I understand an application can pre-allocate a pool of stack and re-use them whenever it's spawning new threads using clone3 system call.
However, once a new thread has been spawned how can it resume?
a thread can getcontext then exit. later another thread can setcontext and execute on the stack of the exited thread and return to a previous stack frame there.
(unlikely to work on runtimes where tls or thread id is exposed and thus may be cached on the stack. so not for posix.. but e.g. a go runtime could do this)
Aah then as you mentioned, we basically need clear lifetime rules around their creation and deletion. Because `getcontext/swapcontext/setcontext` can be updated to save shadow stack token on stack itself and use that to resume. It's just lifetime that needs to be managed.
By resume I mean consume the callstack context from an earlier thread. Or you meant something else by `resume` here?

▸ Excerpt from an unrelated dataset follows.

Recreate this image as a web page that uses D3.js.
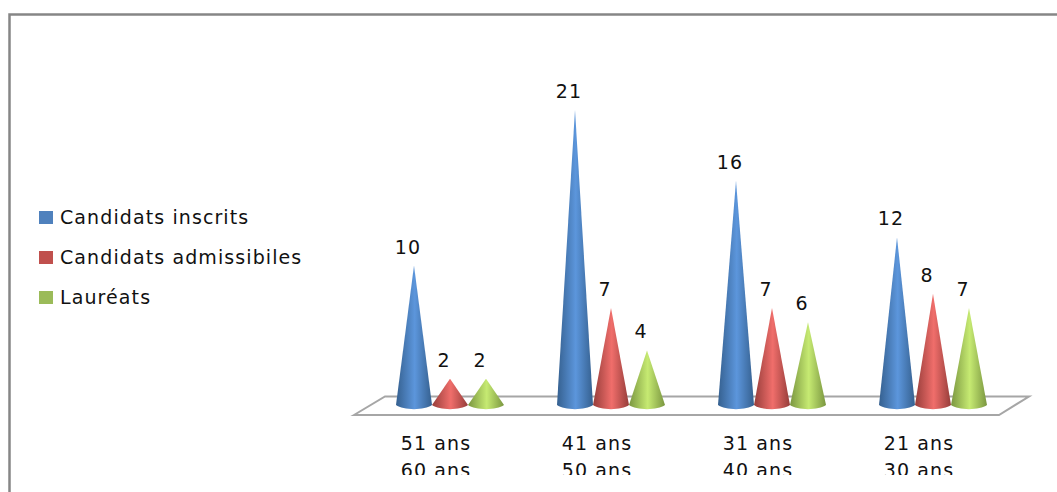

Can you give an example of such an application or runtime where a newly created thread consumes callstack context created by going away thread?
my claim was not that existing runtimes are doing this, but that the linux interface contract allows this and tieing the stack lifetime to the thread is a change of contract.
(or the other way around: a stack can be freed before the thread exits, if the thread pivots away from that stack.)
This is simply a thread saying that I am moving to a different stack. Again, interested in learning why would a thread do that. If I've to speculate on reasons, I could think of user runtime managing it's own pool of worker items (some people call them green threads) or current stack became too small.
switching stack is common, freeing the original stack may not be, but there is nothing that prevents this and then the corresponding shadow stack is clearly leaked if the kernel manages it. the amount of leak is proportional to the number of live threads and the sum of their original stack size which can be big.
but as i said i think this lifetime issue is minor compared to other shadow stack issues, so it is ok if the shadow stack is kernel managed.